One of the many ways you'll find yourself accessing data as a professional data scientist is via APIs (Application Programming Interfaces). Typically, you'll send a request and get some data back, often in JSON or XML format. In this section, you'll get some hands-on experience retrieving and working with data provided by a range of different APIs.
In this section, we'll provide a conceptual introduction to various kinds of APIs and some of the reasons that businesses create them.
We then look at the basic model of "clients" and "servers" to provide a framework for thinking about how your "client" retrieves information from an API "server".
Next, we'll look at the fundamental mechanism by which web-based APIs are typically accessed - sending an HTTP request and then processing the response provided by the server. We'll also get a little experience working with HTTP requests using the Python .get()
method within the requests
package. We also get some hands-on experience retrieving information from NASA using Open Notify.

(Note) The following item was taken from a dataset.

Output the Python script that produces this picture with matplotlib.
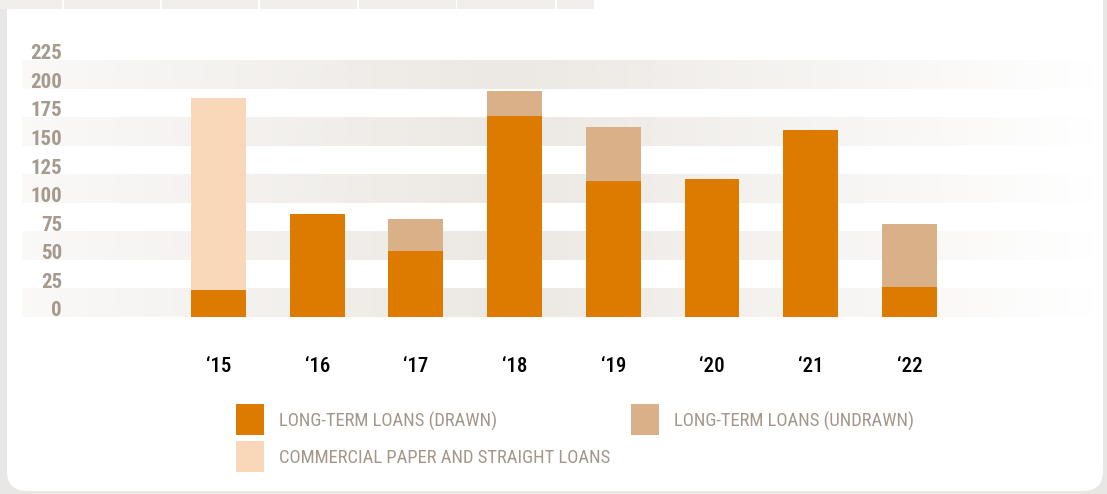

Usually, access to a given API is limited to avoid abuse. One of the most common mechanisms for identifying your API requests to make sure they fit within acceptable usage guidelines is OAuth - Open Authorization - a standard for authorizing clients across web requests. In this section, we'll provide an overview of what OAuth is and how it works by looking at how it is implemented by Dropbox.
Next, we'll get some practice working with a real API, retrieving information from the Yelp API.
We wrap up the section by creating interactive maps with Folium. In the cumulative lab, you will obtain data from the Yelp API to display it on an interactive map.
Many companies provide access to their data via an API, so being able to connect to and work with data provided via an API is a critical skill as a professional data scientist!